MAIN.jpg

No Replacements Found, 2015

No Replacements Found

No Replacements Found, 2015

Concise Oxford English dictionary, correction tape, permanent marker


No Replacements Found (2015) questions the control that large corporations have over what should qualify as a taboo term and whether their decisions accurately reflect mainstream culture. This piece explores how autocorrect works on Apple’s operating systems and discovers the words that are considered so taboo that even a slight misspelling will never return a correction. By scoring out words—a traditional method of censorship—the dictionary becomes a disobedient object, calling attention to, but not revealing them. Supposedly taboo words are mapped onto a standard Concise Oxford English dictionary as a proxy for the most frequently used words, significantly dropping the number of words that would not autocorrect to less than two hundred. Through her work she investigates how autocorrection results can reveal the implicit conservatism of large corporations around topics such as abortion, suicide, sexuality and non-stereotypical sexuality; questioning their modes of censorship and the way large technology companies impose their influence on what is perceived as offensive and inoffensive today.

Research & Process

Recording language is not neutral; instead it reflects the cultural and social ideologies of the culture. Any dictionary takes into account and makes decisions on matters such as dialectical, scatological and taboo terms and whether to include new terms.  Taboo terms have always been a problem for dictionaries. One of the first dictionaries, created by Cockeram in 1590, made sure that it attempted to distinguish between “vulgar words” and “refined and elegant language”.  Other dictionary makers have been less polite and just ignored anything that they felt was offensive: Samuel Johnson, renowned dictionary maker, did not include anything that he felt would offend and Webster excluded any words that had sexual or excremental meanings.  “Fuck”, for example, first appeared in a major dictionary in 1965 and for a very long time did not have a definition that included that it meant sexual intercourse although it has had this meaning since medieval times. 

But dictionaries are being used and compiled in a different way than they were when Samuel Johnson wrote his. It is becoming rarer and and rarer for someone to take a dictionary off a shelf, look up a word and then write the correct one down. The dictionary, as a book, is becoming obsolete, just like CDs, videos and cassettes. Instead dictionaries are much more integrated in how we going about writing: uncertain of a word,  if it is typed in incorrectly autocorrect will give a list of options as to what it might be. But there are gaps where, when words are felt by operating systems to be offensive, nothing is suggested.

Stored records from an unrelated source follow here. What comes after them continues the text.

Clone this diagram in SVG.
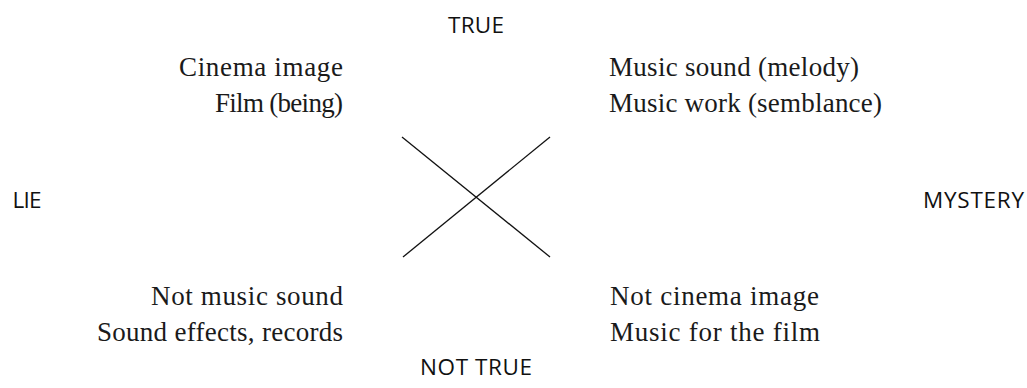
<svg xmlns="http://www.w3.org/2000/svg" width="1027" height="388" viewBox="0 0 1027 388">
  <style>
    .serif { font-family: "Liberation Serif", "Times New Roman", serif; font-size: 27px; fill: #1a1a1a; }
    .sans { font-family: "Open Sans", "Noto Sans", sans-serif; font-size: 22.5px; fill: #111; }
    .conn { stroke: #111; stroke-width: 1.3; fill: none; }
  </style>
  <rect width="1027" height="388" fill="#ffffff"/>
  <g id="label-true"><text class="sans" x="476" y="33" text-anchor="middle" textLength="56">TRUE</text></g>
  <g id="label-not-true"><text class="sans" x="476" y="375" text-anchor="middle" textLength="112">NOT TRUE</text></g>
  <g id="label-lie"><text class="sans" x="12.5" y="208" textLength="29">LIE</text></g>
  <g id="label-mystery"><text class="sans" x="1024" y="208" text-anchor="end" textLength="101">MYSTERY</text></g>
  <g id="node-top-left">
    <text class="serif" x="343" y="76" text-anchor="end" textLength="164">Cinema image</text>
    <text class="serif" x="343" y="112" text-anchor="end" textLength="128">Film (being)</text>
  </g>
  <g id="node-top-right">
    <text class="serif" x="609" y="76" textLength="250">Music sound (melody)</text>
    <text class="serif" x="609" y="112" textLength="273">Music work (semblance)</text>
  </g>
  <g id="node-bottom-left">
    <text class="serif" x="343" y="305" text-anchor="end" textLength="192">Not music sound</text>
    <text class="serif" x="343" y="341" text-anchor="end" textLength="246">Sound effects, records</text>
  </g>
  <g id="node-bottom-right">
    <text class="serif" x="610" y="305" textLength="209">Not cinema image</text>
    <text class="serif" x="610" y="341" textLength="210">Music for the film</text>
  </g>
  <g id="connectors">
    <line class="conn" x1="402" y1="137" x2="550" y2="257"/>
    <line class="conn" x1="550" y1="137" x2="403" y2="257"/>
  </g>
</svg>
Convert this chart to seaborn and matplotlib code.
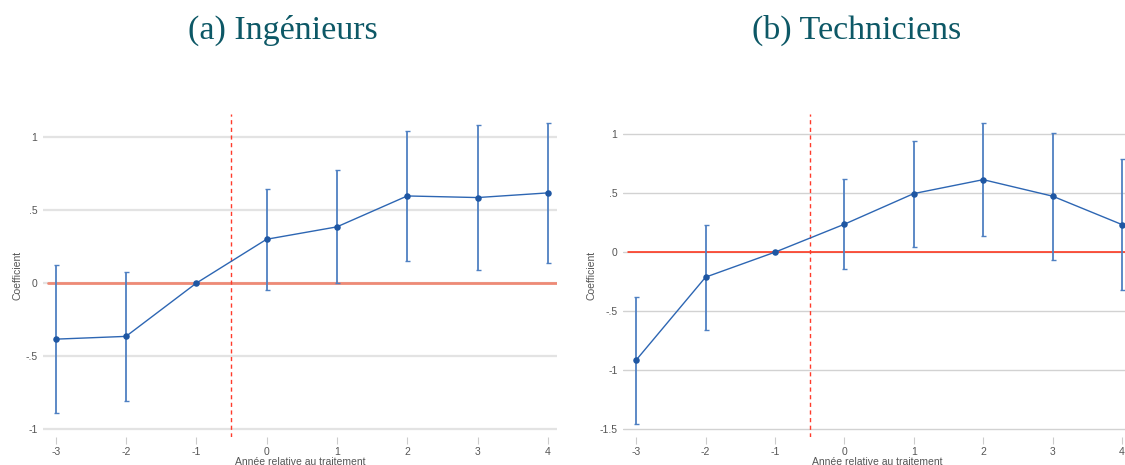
import numpy as np
import pandas as pd
import matplotlib
matplotlib.use("Agg")
import matplotlib.pyplot as plt
import seaborn as sns

# Event-study coefficients with 95% confidence intervals
years = [-3, -2, -1, 0, 1, 2, 3, 4]

coef_ing = [-0.384, -0.365, 0.0, 0.301, 0.386, 0.598, 0.587, 0.619]
lo_ing = [-0.890, -0.806, 0.0, -0.045, -0.002, 0.155, 0.089, 0.140]
hi_ing = [0.126, 0.075, 0.0, 0.647, 0.774, 1.044, 1.087, 1.096]

coef_tech = [-0.915, -0.212, 0.0, 0.237, 0.497, 0.615, 0.475, 0.234]
lo_tech = [-1.455, -0.661, 0.0, -0.144, 0.047, 0.136, -0.065, -0.322]
hi_tech = [-0.379, 0.234, 0.0, 0.619, 0.946, 1.098, 1.014, 0.788]

ticks_ing = [-1, -0.5, 0, 0.5, 1]
ticklabels_ing = ["-1", "-.5", "0", ".5", "1"]
ticks_tech = [-1.5, -1, -0.5, 0, 0.5, 1]
ticklabels_tech = ["-1.5", "-1", "-.5", "0", ".5", "1"]

titles = ["(a) Ingénieurs", "(b) Techniciens"]

sns.set_theme(style="white")
plt.rcParams["font.family"] = ["Liberation Sans", "DejaVu Sans"]

W, H = 1125, 465
fig = plt.figure(figsize=(W / 100, H / 100), dpi=100)

def px_axes(x0, y0, x1, y1):
    return fig.add_axes([x0 / W, 1 - y1 / H, (x1 - x0) / W, (y1 - y0) / H])

ax_a = px_axes(43, 114, 557, 437)
ax_b = px_axes(623, 114, 1131, 437)

panels = [
    (ax_a, coef_ing, lo_ing, hi_ing, ticks_ing, ticklabels_ing, (-1.055, 1.16), (-3.18, 4.13),
     dict(color="#ee8a76", lw=2.0), dict(color="#e3e3e3", lw=1.6)),
    (ax_b, coef_tech, lo_tech, hi_tech, ticks_tech, ticklabels_tech, (-1.568, 1.172), (-3.19, 4.13),
     dict(color="#ff2a10", lw=1.1), dict(color="#d2d2d2", lw=1.0)),
]

line_col = "#2d66b3"
pt_col = "#1f57a3"
err_col = "#4f80c2"
tick_col = "#555555"

for ax, coef, lo, hi, yt, ytl, ylim, xlim, zero_kw, grid_kw in panels:
    df = pd.DataFrame({"annee": years, "coef": coef, "lo": lo, "hi": hi})
    ax.set_xlim(*xlim)
    ax.set_ylim(*ylim)
    for y in yt:
        ax.axhline(y, zorder=0, **grid_kw)
    ax.axhline(0, xmin=0.01, zorder=1, **zero_kw)
    ax.axvline(-0.5, color="#ff3b2b", lw=1.0, ls=(0, (3, 2.5)), zorder=1)
    ax.errorbar(df["annee"], df["coef"],
                yerr=[df["coef"] - df["lo"], df["hi"] - df["coef"]],
                fmt="none", ecolor=err_col, elinewidth=1.3, capsize=1.8, capthick=1.0, zorder=2)
    sns.lineplot(data=df, x="annee", y="coef", ax=ax, color=line_col, lw=1.0, zorder=3)
    sns.scatterplot(data=df, x="annee", y="coef", ax=ax, color=pt_col, s=22,
                    edgecolor=pt_col, linewidth=0, zorder=4)
    ax.set_yticks(yt)
    ax.set_yticklabels(ytl)
    ax.set_xticks(years)
    ax.set_xticklabels([str(v) for v in years])
    ax.tick_params(axis="y", length=0, pad=4, labelsize=7.5, labelcolor=tick_col)
    ax.tick_params(axis="x", length=5, width=0.8, color="#cccccc", direction="out",
                   pad=2, labelsize=7.5, labelcolor=tick_col, bottom=True)
    for s in ax.spines.values():
        s.set_visible(False)
    ax.set_xlabel("Année relative au traitement", fontsize=7.5, color=tick_col, labelpad=0)
    ax.set_ylabel("Coefficient", fontsize=7.5, color=tick_col, labelpad=2)
    ax.set_facecolor("none")

title_kw = dict(fontsize=24.5, color="#0d5866", family=["Liberation Serif", "DejaVu Serif"],
                ha="center", va="baseline")
fig.text(283 / W, 1 - 39 / H, titles[0], **title_kw)
fig.text(857 / W, 1 - 39 / H, titles[1], **title_kw)

fig.savefig("out.png", dpi=100, facecolor="white")
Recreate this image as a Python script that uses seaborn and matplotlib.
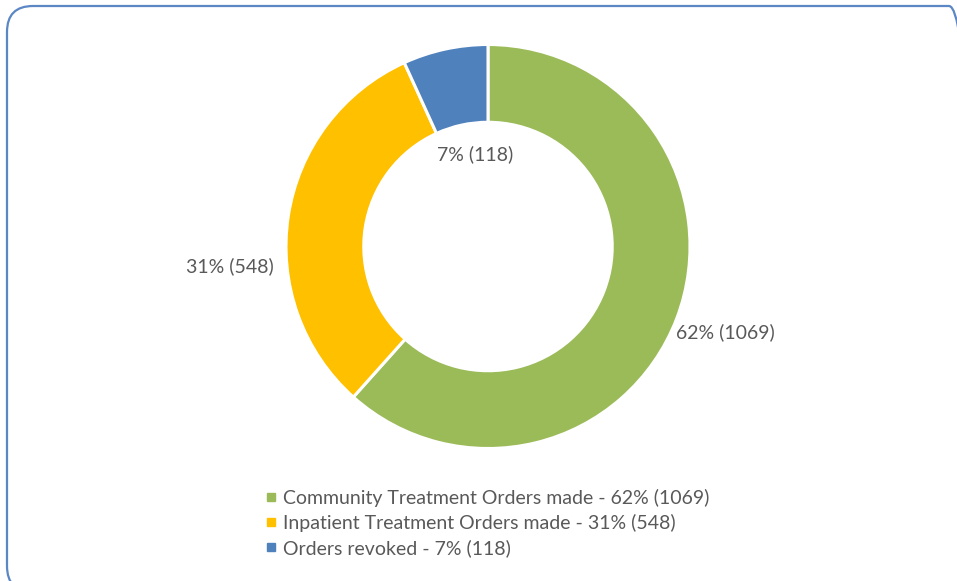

One of the key concepts in modern linguistics is that language not only shapes how we communicate but also how we think and act; how we construct language reveals much about how we construct our world. I scraped the Oxford English Dictionary to find the words which had been recently added, around 2,000 words over the past four years. Often end of year polls tell you what the word of the year is: this, while interesting, is limited. What is more revealing is to group these words into themes and classes to see thematically whether these words build up to reveal changes in thought. I created my own classification system based on the new meanings of all of these words that I have found. Marc Alexander’s work at Glasgow shows that it is possible to map historical movements in thought through language, that it is possible to see the enlightenment and the industrial revolution. My piece is incredibly subjective: it is my view of these words, it is not dispassionate. I wanted to see if a similar ideological shift was happening now by looking at the words that we are now using that we were not using before and the things that we are talking about now that we were not talking about previously; in effect, to find out what kind of world was being made with this ‘new’ language that we are using now.